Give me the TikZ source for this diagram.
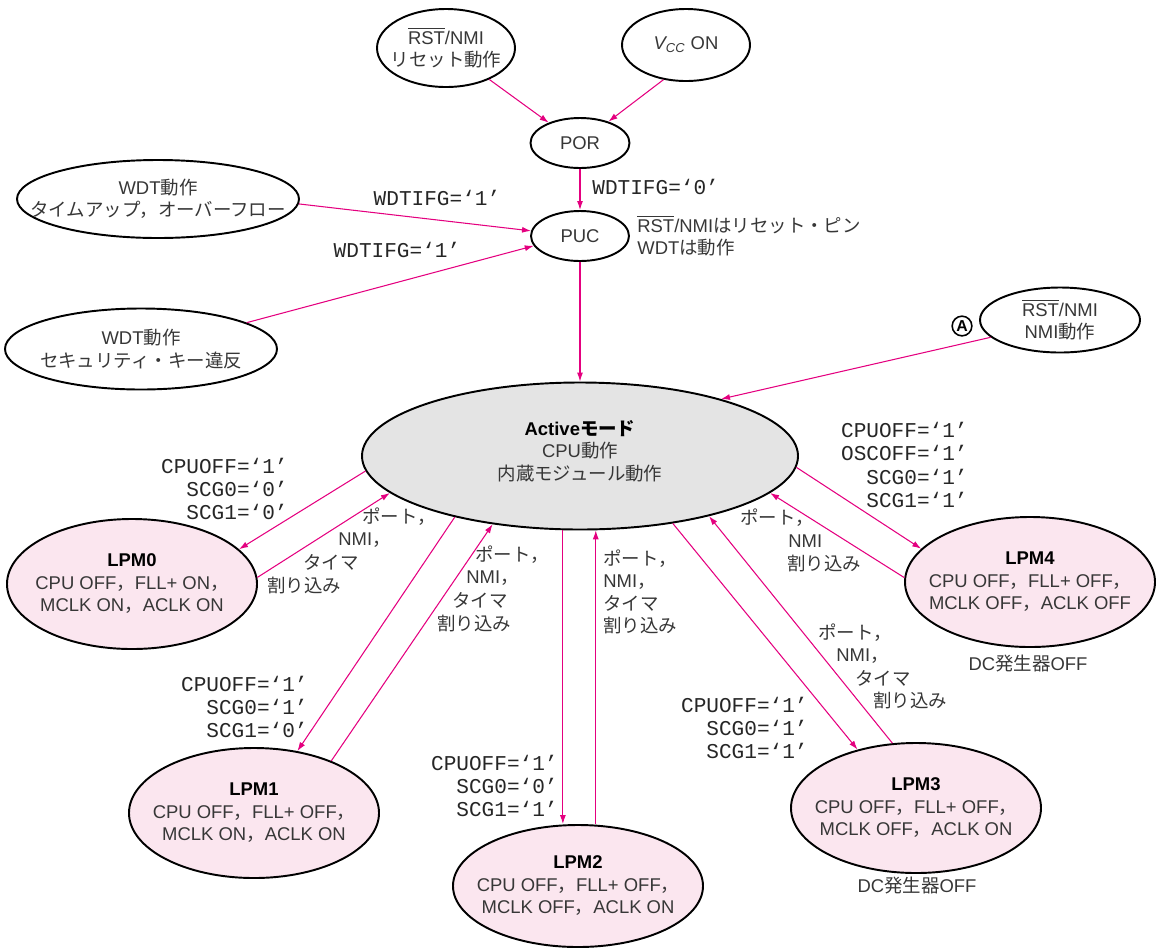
\documentclass[tikz,border=0pt]{standalone}
\usepackage{fontspec}
\setmainfont{Liberation Sans}
\setmonofont{Liberation Mono}
\newfontfamily\jpfont{Noto Sans CJK JP}
\usetikzlibrary{arrows.meta, shapes.geometric}
\definecolor{wakePink}{RGB}{228,0,127}
\definecolor{lpmFill}{RGB}{251,230,239}
\definecolor{activeFill}{RGB}{228,228,228}
\definecolor{textGray}{RGB}{55,55,55}
\newcommand{\jp}[1]{{\jpfont #1}}
\newcommand{\rstbar}{$\overline{\mbox{RST}}$}
\tikzset{
    stateNode/.style={ellipse, draw=black, line width=1.1pt, fill=white, inner xsep=-30mm, inner ysep=-30mm, align=center, text=textGray, font=\fontsize{10.5}{12.8}\selectfont},
    lpmNode/.style={stateNode, fill=lpmFill, minimum width=50mm, minimum height=26mm},
    flowLine/.style={->, draw=wakePink, line width=0.6pt},
    flagText/.style={align=right, inner sep=0pt, text=black!85, font=\ttfamily\fontsize{12}{13.3}\selectfont},
    noteText/.style={align=left, inner sep=0pt, text=textGray, font=\fontsize{10.5}{12.8}\selectfont}
}

\begin{document}
\begin{tikzpicture}[x=0.2mm, y=-0.2mm, >={Latex[length=1.8mm, width=1.2mm]}]

    \useasboundingbox (0,0) rectangle (1159,949);

    % Reset sources
    \node[stateNode, minimum width=27.6mm, minimum height=15.6mm] (rstRes) at (446,48) {\rstbar/NMI\\\jp{リセット動作}};
    \node[stateNode, minimum width=25.6mm, minimum height=14.4mm] (vcc) at (686,45) {{\itshape V\textsubscript{CC}} ON};
    \node[stateNode, minimum width=19.8mm, minimum height=10mm] (por) at (580,143) {POR};
    \node[stateNode, minimum width=19.6mm, minimum height=10mm] (puc) at (580,236) {PUC};
    \node[stateNode, minimum width=56.4mm, minimum height=15.6mm] (wdtA) at (158,199) {WDT\jp{動作}\\\jp{タイムアップ，オーバーフロー}};
    \node[stateNode, minimum width=54.4mm, minimum height=16.2mm] (wdtB) at (141,349) {WDT\jp{動作}\\\jp{セキュリティ・キー違反}};
    \node[stateNode, minimum width=32mm, minimum height=13mm] (rstNmi) at (1060,320) {\rstbar/NMI\\NMI\jp{動作}};

    % Active mode and low power modes
    \node[stateNode, fill=activeFill, minimum width=87.2mm, minimum height=29.4mm] (active) at (580,456)
        {{\color{black}\bfseries Active\jp{モード}}\\CPU\jp{動作}\\\jp{内蔵モジュール動作}\rule[-2.3mm]{0pt}{0pt}};
    \node[lpmNode] (lpm0) at (132,584) {{\color{black}\bfseries LPM0}\\CPU OFF\jp{，}FLL+ ON\jp{，}\\MCLK ON\jp{，}ACLK ON};
    \node[lpmNode] (lpm1) at (254,813) {{\color{black}\bfseries LPM1}\\CPU OFF\jp{，}FLL+ OFF\jp{，}\\MCLK ON\jp{，}ACLK ON};
    \node[lpmNode, minimum height=24.4mm] (lpm2) at (578,886) {{\color{black}\bfseries LPM2}\\CPU OFF\jp{，}FLL+ OFF\jp{，}\\MCLK OFF\jp{，}ACLK ON};
    \node[lpmNode] (lpm3) at (916,808) {{\color{black}\bfseries LPM3}\\CPU OFF\jp{，}FLL+ OFF\jp{，}\\MCLK OFF\jp{，}ACLK ON};
    \node[lpmNode] (lpm4) at (1030,582) {{\color{black}\bfseries LPM4}\\CPU OFF\jp{，}FLL+ OFF\jp{，}\\MCLK OFF\jp{，}ACLK OFF};

    % Transitions
    \draw[flowLine] (rstRes.324) -- (por.147);
    \draw[flowLine] (vcc.237) -- (por.37);
    \draw[flowLine] (por) -- (puc);
    \draw[flowLine] (wdtA.358) -- (puc.174);
    \draw[flowLine] (wdtB.14) -- (puc.192);
    \draw[flowLine] (puc) -- (active);
    \draw[flowLine] (rstNmi.194) -- (active.22);
    \draw[flowLine] (active.184) -- (lpm0.18);
    \draw[flowLine] (lpm0.3) -- (active.191);
    \draw[flowLine] (active.206) -- (lpm1.55);
    \draw[flowLine] (lpm1.34) -- (active.218);
    \draw[flowLine] (active.257) -- (active.257 |- lpm2.north);
    \draw[flowLine] (active.282 |- lpm2.north) -- (active.282);
    \draw[flowLine] (active.324) -- (lpm3.135);
    \draw[flowLine] (lpm3.110) -- (active.335);
    \draw[flowLine] (active.357) -- (lpm4.163);
    \draw[flowLine] (lpm4.178) -- (active.349);

    % Flag settings
    \node[flagText, anchor=west] (flagPor) at (592,187) {WDTIFG=‘0’};
    \node[flagText] (flagWdtA) at (437,198) {WDTIFG=‘1’};
    \node[flagText] (flagWdtB) at (397,250) {WDTIFG=‘1’};
    \node[flagText, anchor=east] (flagLpm0) at (288,489) {CPUOFF=‘1’\\SCG0=‘0’\\SCG1=‘0’};
    \node[flagText, anchor=east] (flagLpm1) at (308,707) {CPUOFF=‘1’\\SCG0=‘1’\\SCG1=‘0’};
    \node[flagText, anchor=east] (flagLpm2) at (558,786) {CPUOFF=‘1’\\SCG0=‘0’\\SCG1=‘1’};
    \node[flagText, anchor=east] (flagLpm3) at (808,728) {CPUOFF=‘1’\\SCG0=‘1’\\SCG1=‘1’};
    \node[flagText, anchor=east] (flagLpm4) at (968,465) {CPUOFF=‘1’\\OSCOFF=‘1’\\SCG0=‘1’\\SCG1=‘1’};

    % Notes
    \node[noteText, anchor=west] (pucNote) at (637,236) {\rstbar/NMI\jp{はリセット・ピン}\\WDT\jp{は動作}};
    \node[circle, draw=black, line width=0.9pt, inner sep=0.8pt, font=\bfseries\fontsize{9}{9}\selectfont] (markA) at (962,326) {A};
    \node[noteText] (dcLpm4) at (1028,664) {DC\jp{発生器}OFF};
    \node[noteText] (dcLpm3) at (917,886) {DC\jp{発生器}OFF};

    % Interrupt labels
    \node[noteText, anchor=west] (irq0a) at (362,517) {\jp{ポート，}};
    \node[noteText, anchor=west] (irq0b) at (338,540) {NMI\jp{，}};
    \node[noteText, anchor=west] (irq0c) at (303,562) {\jp{タイマ}};
    \node[noteText, anchor=west] (irq0d) at (267,585) {\jp{割り込み}};
    \node[noteText, anchor=west] (irq1a) at (475,555) {\jp{ポート，}};
    \node[noteText, anchor=west] (irq1b) at (466,578) {NMI\jp{，}};
    \node[noteText, anchor=west] (irq1c) at (452,600) {\jp{タイマ}};
    \node[noteText, anchor=west] (irq1d) at (437,623) {\jp{割り込み}};
    \node[noteText, anchor=west] (irq2) at (603,592) {\jp{ポート，}\\NMI\jp{，}\\\jp{タイマ}\\\jp{割り込み}};
    \node[noteText, anchor=west] (irq3a) at (818,633) {\jp{ポート，}};
    \node[noteText, anchor=west] (irq3b) at (836,656) {NMI\jp{，}};
    \node[noteText, anchor=west] (irq3c) at (855,678) {\jp{タイマ}};
    \node[noteText, anchor=west] (irq3d) at (873,700) {\jp{割り込み}};
    \node[noteText, anchor=west] (irq4a) at (740,518) {\jp{ポート，}};
    \node[noteText, anchor=west] (irq4b) at (788,541) {NMI};
    \node[noteText, anchor=west] (irq4c) at (787,563) {\jp{割り込み}};

\end{tikzpicture}
\end{document}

============================================================

◆ **Work required**
Return nothing but the lines running from the start of the data to the line with "(0,0) rectangle (1159,949);", please, both ends included and no pictures.

◆ **Reply to the exercise**
Give me the TikZ source for this diagram.
\documentclass[tikz,border=0pt]{standalone}
\usepackage{fontspec}
\setmainfont{Liberation Sans}
\setmonofont{Liberation Mono}
\newfontfamily\jpfont{Noto Sans CJK JP}
\usetikzlibrary{arrows.meta, shapes.geometric}
\definecolor{wakePink}{RGB}{228,0,127}
\definecolor{lpmFill}{RGB}{251,230,239}
\definecolor{activeFill}{RGB}{228,228,228}
\definecolor{textGray}{RGB}{55,55,55}
\newcommand{\jp}[1]{{\jpfont #1}}
\newcommand{\rstbar}{$\overline{\mbox{RST}}$}
\tikzset{
    stateNode/.style={ellipse, draw=black, line width=1.1pt, fill=white, inner xsep=-30mm, inner ysep=-30mm, align=center, text=textGray, font=\fontsize{10.5}{12.8}\selectfont},
    lpmNode/.style={stateNode, fill=lpmFill, minimum width=50mm, minimum height=26mm},
    flowLine/.style={->, draw=wakePink, line width=0.6pt},
    flagText/.style={align=right, inner sep=0pt, text=black!85, font=\ttfamily\fontsize{12}{13.3}\selectfont},
    noteText/.style={align=left, inner sep=0pt, text=textGray, font=\fontsize{10.5}{12.8}\selectfont}
}

\begin{document}
\begin{tikzpicture}[x=0.2mm, y=-0.2mm, >={Latex[length=1.8mm, width=1.2mm]}]

    \useasboundingbox (0,0) rectangle (1159,949);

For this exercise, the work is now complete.